• Records for this exercise
————

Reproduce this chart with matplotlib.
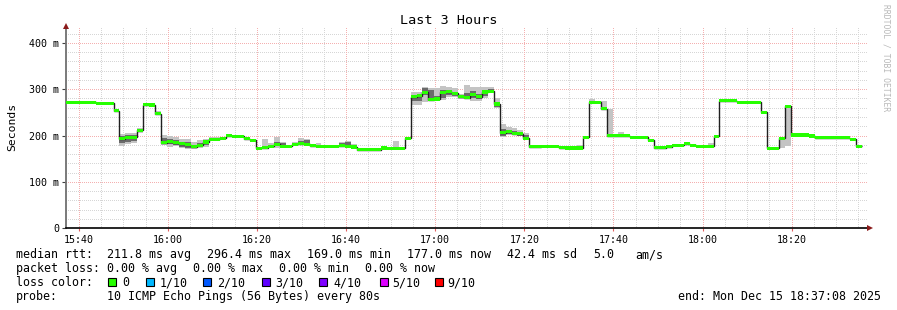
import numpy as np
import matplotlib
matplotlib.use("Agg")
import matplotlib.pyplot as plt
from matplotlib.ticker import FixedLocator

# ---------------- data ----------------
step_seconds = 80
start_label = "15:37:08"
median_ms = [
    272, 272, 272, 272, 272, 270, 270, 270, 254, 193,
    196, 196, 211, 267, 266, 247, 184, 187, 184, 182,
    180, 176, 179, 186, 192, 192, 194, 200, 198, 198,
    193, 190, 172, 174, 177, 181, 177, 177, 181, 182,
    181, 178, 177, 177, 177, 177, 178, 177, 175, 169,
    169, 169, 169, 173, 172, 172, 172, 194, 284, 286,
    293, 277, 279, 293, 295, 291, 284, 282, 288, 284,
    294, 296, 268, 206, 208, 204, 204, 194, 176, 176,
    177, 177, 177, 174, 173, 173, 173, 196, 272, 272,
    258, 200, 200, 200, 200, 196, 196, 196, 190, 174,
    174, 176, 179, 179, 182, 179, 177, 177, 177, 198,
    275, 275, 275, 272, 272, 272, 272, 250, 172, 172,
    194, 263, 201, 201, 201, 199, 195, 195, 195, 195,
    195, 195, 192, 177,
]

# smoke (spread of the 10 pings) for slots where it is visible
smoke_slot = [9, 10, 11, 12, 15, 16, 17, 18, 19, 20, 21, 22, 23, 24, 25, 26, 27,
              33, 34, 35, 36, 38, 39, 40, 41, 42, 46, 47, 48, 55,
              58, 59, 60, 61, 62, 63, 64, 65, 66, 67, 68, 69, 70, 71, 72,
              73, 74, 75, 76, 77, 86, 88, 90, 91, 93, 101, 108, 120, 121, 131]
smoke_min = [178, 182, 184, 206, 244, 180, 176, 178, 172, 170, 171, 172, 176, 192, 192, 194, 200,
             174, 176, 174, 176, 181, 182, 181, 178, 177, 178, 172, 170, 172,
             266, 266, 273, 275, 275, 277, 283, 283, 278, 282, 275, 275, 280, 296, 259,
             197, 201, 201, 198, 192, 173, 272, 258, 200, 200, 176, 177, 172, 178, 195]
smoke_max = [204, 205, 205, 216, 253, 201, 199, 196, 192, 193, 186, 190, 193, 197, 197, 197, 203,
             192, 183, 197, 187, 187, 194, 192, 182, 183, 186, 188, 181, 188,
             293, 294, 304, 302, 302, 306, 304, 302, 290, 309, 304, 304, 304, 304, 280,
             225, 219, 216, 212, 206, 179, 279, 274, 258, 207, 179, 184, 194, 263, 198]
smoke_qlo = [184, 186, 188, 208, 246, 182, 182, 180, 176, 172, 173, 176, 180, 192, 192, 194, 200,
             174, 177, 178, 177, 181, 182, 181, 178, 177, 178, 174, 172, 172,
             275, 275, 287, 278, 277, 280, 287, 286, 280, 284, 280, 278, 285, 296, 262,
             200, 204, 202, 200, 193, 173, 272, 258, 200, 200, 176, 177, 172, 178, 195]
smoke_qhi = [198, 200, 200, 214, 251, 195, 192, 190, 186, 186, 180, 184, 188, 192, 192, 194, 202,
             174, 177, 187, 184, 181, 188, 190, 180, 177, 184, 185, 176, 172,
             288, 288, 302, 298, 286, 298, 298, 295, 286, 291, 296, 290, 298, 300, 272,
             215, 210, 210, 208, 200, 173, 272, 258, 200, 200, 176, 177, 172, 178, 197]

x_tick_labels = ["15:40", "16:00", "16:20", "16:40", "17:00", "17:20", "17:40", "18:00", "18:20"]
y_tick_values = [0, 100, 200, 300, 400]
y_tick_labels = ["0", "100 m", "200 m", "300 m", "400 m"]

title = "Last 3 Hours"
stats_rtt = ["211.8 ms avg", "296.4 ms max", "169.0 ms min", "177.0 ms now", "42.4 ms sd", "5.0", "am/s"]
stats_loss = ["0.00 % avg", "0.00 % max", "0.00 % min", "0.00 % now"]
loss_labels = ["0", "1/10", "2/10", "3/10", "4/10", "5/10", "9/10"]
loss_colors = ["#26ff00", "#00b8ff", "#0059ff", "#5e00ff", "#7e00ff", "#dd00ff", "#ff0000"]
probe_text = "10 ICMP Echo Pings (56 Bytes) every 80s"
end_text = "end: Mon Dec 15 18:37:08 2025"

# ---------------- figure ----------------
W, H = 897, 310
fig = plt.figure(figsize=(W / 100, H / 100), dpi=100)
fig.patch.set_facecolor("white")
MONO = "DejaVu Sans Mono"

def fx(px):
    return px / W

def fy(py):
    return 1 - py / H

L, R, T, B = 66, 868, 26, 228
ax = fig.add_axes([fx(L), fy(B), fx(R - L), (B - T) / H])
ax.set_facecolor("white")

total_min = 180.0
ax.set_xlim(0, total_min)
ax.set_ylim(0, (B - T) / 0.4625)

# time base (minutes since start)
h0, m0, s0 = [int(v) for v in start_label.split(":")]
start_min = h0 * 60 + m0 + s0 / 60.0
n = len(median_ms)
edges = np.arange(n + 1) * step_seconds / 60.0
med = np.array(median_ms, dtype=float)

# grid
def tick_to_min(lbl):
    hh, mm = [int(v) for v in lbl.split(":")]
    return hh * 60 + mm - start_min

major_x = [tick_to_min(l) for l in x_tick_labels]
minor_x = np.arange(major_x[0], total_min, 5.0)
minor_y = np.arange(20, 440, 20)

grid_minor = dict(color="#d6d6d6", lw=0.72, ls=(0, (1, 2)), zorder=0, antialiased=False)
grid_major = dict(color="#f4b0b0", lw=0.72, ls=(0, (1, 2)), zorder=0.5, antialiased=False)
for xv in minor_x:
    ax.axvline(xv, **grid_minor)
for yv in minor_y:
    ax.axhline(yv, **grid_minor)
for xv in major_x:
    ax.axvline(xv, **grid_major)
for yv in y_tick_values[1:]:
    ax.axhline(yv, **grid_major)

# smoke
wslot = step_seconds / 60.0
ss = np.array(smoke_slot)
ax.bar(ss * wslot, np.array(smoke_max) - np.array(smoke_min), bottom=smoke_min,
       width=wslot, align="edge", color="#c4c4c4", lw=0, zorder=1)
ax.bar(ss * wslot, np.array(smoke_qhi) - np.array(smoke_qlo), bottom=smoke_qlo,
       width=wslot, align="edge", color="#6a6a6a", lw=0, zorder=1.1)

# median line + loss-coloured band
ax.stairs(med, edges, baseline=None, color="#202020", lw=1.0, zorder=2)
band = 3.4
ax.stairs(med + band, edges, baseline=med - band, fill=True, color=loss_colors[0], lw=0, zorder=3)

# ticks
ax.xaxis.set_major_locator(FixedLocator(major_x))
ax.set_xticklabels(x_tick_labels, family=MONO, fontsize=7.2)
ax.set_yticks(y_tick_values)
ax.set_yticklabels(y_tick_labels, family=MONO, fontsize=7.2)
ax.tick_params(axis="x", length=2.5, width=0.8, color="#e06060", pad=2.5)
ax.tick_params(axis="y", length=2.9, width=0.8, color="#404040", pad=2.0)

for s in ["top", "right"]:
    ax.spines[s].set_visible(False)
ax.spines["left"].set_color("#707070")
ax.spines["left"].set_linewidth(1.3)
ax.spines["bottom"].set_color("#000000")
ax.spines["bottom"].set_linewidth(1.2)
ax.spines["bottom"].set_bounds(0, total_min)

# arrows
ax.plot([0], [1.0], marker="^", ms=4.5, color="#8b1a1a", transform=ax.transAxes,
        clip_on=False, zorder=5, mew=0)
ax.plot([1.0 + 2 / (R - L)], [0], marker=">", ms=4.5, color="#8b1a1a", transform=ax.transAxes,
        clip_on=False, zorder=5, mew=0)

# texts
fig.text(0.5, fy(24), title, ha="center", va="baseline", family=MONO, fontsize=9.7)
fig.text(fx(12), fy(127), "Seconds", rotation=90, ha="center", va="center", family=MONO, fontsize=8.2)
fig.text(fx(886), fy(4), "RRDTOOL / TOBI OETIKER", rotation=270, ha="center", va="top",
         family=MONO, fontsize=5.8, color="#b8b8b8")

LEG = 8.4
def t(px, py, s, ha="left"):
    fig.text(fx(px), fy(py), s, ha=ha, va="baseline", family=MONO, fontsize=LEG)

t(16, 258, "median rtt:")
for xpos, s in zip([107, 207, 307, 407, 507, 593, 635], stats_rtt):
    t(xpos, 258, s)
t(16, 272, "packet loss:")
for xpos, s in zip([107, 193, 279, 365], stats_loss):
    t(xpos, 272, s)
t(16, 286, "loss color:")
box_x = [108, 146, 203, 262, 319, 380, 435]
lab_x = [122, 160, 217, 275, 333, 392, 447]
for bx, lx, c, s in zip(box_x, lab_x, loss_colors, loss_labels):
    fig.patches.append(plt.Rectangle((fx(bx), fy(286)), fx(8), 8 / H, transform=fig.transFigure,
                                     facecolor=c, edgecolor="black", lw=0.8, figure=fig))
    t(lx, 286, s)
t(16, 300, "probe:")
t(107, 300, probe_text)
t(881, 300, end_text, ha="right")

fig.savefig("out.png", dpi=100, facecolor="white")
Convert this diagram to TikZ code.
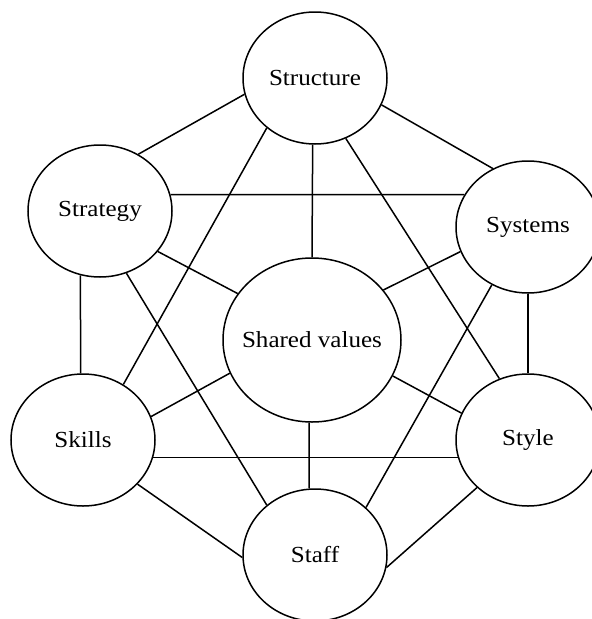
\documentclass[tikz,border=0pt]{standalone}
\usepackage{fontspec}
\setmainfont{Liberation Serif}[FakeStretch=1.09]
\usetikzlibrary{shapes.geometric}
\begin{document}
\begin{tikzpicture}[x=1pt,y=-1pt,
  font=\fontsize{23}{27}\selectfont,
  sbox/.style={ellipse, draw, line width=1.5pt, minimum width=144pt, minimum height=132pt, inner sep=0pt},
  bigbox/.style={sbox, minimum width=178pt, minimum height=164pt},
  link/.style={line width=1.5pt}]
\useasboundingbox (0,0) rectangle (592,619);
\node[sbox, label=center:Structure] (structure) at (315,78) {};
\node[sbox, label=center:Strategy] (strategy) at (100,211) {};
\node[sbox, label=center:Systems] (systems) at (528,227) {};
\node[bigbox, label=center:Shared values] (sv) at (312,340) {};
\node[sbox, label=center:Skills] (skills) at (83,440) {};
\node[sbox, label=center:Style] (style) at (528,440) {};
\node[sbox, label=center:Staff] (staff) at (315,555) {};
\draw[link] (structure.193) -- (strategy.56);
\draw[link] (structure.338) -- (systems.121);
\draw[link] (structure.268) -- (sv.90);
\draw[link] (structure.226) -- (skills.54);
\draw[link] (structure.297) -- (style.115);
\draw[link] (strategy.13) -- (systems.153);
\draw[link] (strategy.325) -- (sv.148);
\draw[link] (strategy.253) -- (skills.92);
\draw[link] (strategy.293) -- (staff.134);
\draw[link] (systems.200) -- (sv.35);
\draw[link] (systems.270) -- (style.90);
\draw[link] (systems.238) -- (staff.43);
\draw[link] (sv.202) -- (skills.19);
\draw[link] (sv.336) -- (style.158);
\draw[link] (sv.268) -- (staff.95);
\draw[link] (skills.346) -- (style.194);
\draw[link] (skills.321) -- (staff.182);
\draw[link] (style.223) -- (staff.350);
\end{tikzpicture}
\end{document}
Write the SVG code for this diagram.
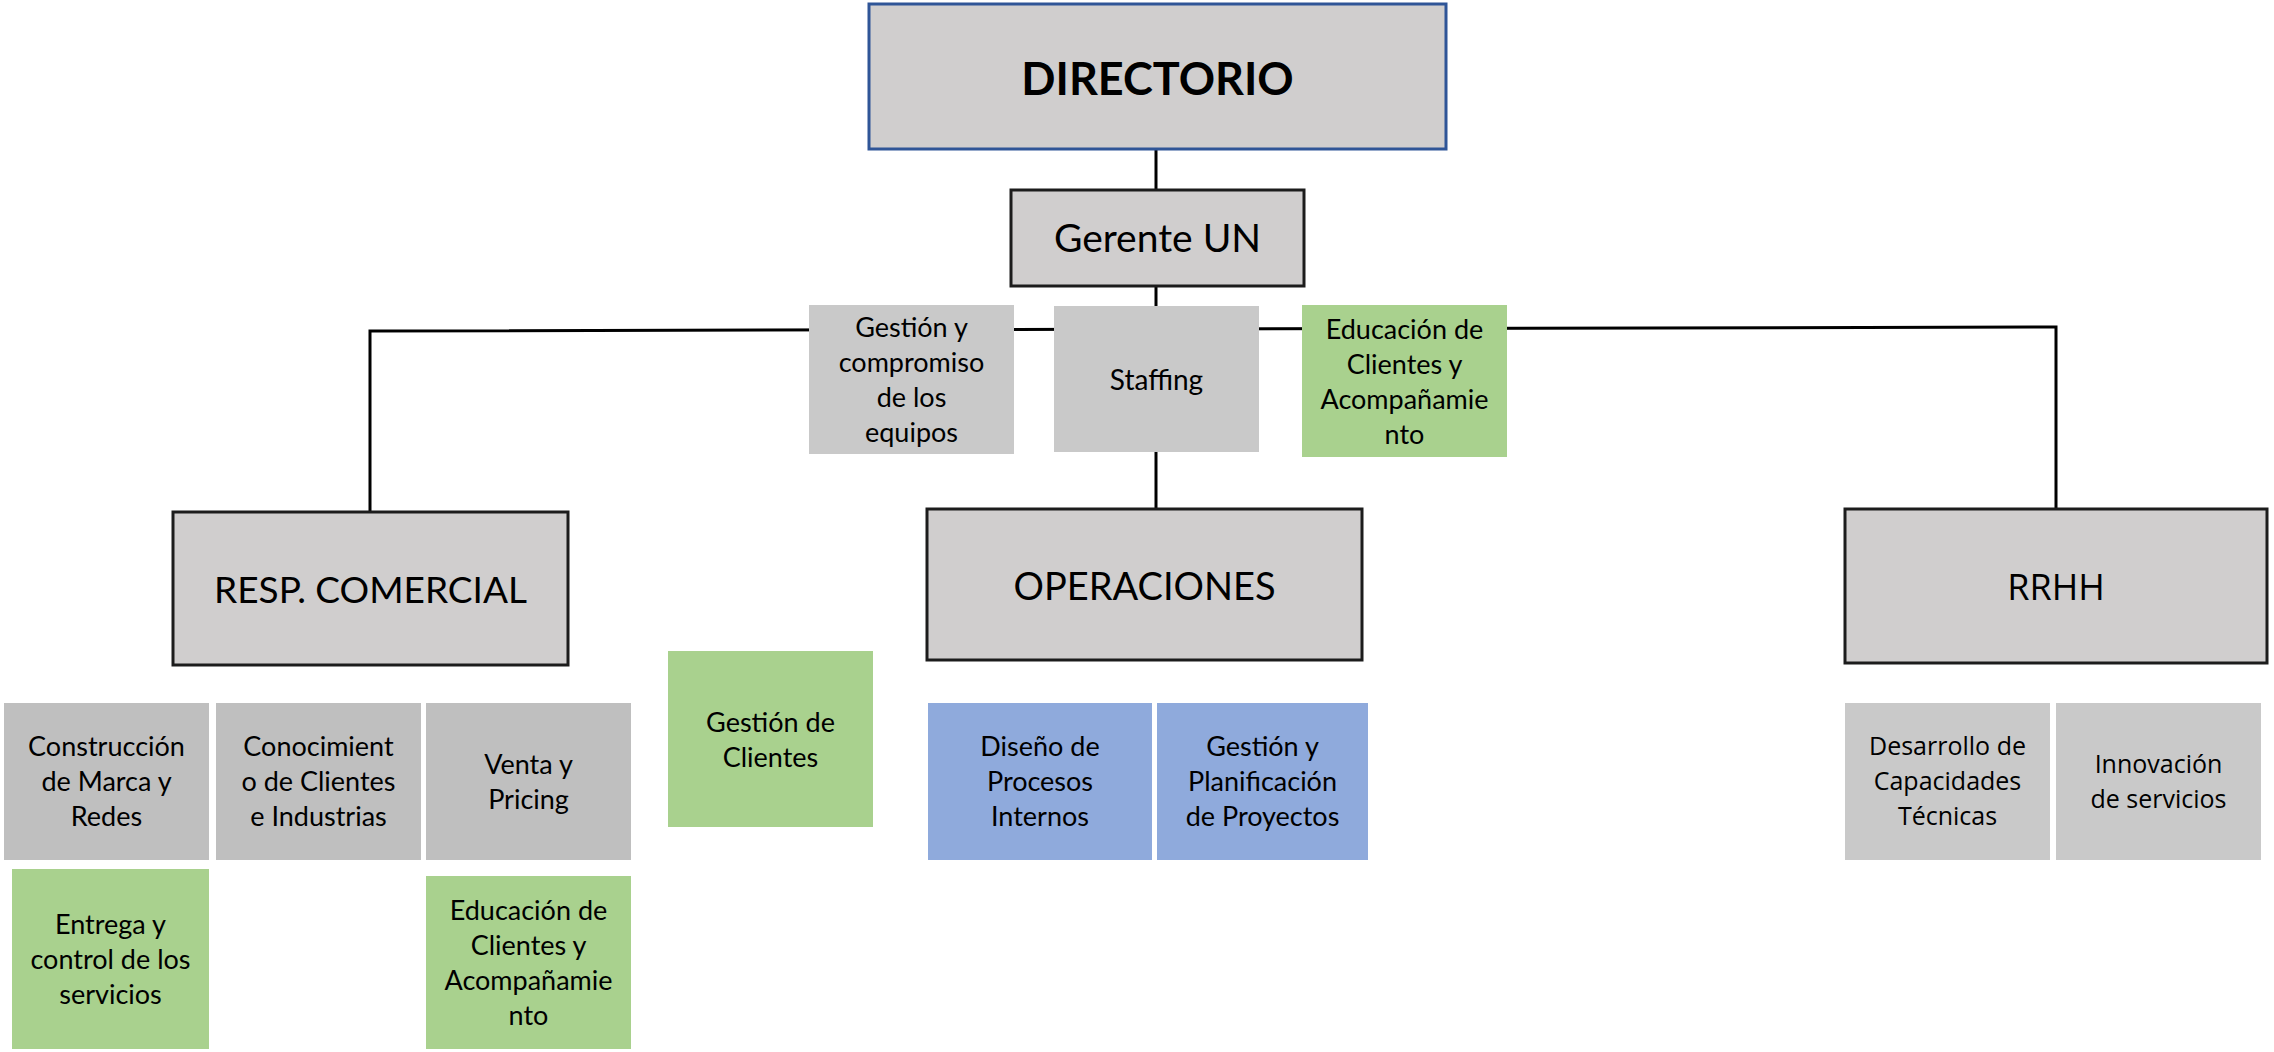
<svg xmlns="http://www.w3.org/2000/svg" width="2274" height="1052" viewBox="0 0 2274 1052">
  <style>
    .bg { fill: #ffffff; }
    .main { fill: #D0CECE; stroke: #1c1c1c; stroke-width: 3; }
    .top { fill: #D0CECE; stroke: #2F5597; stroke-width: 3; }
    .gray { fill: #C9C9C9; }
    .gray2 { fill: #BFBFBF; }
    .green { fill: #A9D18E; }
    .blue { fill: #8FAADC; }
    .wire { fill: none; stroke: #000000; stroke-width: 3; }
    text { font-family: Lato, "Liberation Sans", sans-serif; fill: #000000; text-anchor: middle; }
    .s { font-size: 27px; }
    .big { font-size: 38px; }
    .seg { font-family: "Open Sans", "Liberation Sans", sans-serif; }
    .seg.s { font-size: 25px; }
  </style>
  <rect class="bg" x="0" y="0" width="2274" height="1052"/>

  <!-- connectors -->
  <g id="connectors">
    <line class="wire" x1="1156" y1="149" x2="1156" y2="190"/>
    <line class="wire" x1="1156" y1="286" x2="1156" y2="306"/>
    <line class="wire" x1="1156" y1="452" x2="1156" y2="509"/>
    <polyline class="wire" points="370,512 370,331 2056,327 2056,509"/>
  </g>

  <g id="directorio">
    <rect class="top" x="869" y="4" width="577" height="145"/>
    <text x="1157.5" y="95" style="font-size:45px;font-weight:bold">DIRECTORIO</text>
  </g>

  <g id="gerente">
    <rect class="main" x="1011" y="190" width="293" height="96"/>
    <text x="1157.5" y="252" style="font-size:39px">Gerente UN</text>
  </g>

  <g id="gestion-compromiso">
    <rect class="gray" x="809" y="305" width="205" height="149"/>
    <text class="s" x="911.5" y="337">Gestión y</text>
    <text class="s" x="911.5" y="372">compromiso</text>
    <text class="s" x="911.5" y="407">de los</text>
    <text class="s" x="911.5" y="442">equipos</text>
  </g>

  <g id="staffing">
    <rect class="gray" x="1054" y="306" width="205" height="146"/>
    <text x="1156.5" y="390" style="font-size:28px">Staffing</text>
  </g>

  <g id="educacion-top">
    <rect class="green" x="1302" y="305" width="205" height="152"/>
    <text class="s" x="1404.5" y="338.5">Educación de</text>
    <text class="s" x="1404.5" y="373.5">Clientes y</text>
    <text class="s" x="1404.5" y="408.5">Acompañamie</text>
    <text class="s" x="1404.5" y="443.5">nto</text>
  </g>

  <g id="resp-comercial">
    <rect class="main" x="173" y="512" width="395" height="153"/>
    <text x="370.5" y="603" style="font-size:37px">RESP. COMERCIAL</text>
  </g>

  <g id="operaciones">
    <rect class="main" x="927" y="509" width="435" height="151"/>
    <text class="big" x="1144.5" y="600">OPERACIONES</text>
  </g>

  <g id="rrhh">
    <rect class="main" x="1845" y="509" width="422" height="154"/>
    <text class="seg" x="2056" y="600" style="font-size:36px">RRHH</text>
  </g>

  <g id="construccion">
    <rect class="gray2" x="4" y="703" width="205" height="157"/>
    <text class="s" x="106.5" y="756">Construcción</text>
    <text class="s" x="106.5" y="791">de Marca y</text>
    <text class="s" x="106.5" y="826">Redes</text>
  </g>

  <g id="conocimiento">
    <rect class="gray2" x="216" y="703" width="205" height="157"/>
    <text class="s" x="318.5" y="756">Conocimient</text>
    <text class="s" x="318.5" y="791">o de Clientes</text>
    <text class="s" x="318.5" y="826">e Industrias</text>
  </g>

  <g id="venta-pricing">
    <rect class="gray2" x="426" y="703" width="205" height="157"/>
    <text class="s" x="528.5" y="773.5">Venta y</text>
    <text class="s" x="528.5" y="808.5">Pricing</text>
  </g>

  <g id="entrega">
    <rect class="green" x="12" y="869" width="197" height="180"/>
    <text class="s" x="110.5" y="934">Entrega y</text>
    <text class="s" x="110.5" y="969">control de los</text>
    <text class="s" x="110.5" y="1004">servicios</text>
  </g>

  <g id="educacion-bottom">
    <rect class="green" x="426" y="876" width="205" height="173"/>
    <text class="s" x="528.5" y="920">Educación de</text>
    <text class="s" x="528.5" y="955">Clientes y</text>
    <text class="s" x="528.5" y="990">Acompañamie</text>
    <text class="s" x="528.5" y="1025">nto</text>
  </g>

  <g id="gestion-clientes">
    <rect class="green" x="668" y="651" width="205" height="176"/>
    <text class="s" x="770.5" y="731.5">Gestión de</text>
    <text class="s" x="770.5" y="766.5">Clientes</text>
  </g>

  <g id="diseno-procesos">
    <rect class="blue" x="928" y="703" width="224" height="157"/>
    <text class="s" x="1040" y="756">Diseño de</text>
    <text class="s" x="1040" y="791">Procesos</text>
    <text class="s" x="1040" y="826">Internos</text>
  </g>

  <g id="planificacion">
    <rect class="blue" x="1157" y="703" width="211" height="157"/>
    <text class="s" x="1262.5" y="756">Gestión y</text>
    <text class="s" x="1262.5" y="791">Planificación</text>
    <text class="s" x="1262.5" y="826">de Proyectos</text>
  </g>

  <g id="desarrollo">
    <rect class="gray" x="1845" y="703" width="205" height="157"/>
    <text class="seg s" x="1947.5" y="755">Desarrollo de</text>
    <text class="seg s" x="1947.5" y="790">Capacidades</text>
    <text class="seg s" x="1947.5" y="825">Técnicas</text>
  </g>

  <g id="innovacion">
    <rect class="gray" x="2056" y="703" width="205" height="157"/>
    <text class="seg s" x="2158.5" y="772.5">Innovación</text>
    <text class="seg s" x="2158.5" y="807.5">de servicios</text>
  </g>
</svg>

————

• Task instructions
Restate the data word for word from its first line through the line with "from matplotlib.ticker import FixedLocator", leaving out any picture along the way.

• The reply
Reproduce this chart with matplotlib.
import numpy as np
import matplotlib
matplotlib.use("Agg")
import matplotlib.pyplot as plt
from matplotlib.ticker import FixedLocator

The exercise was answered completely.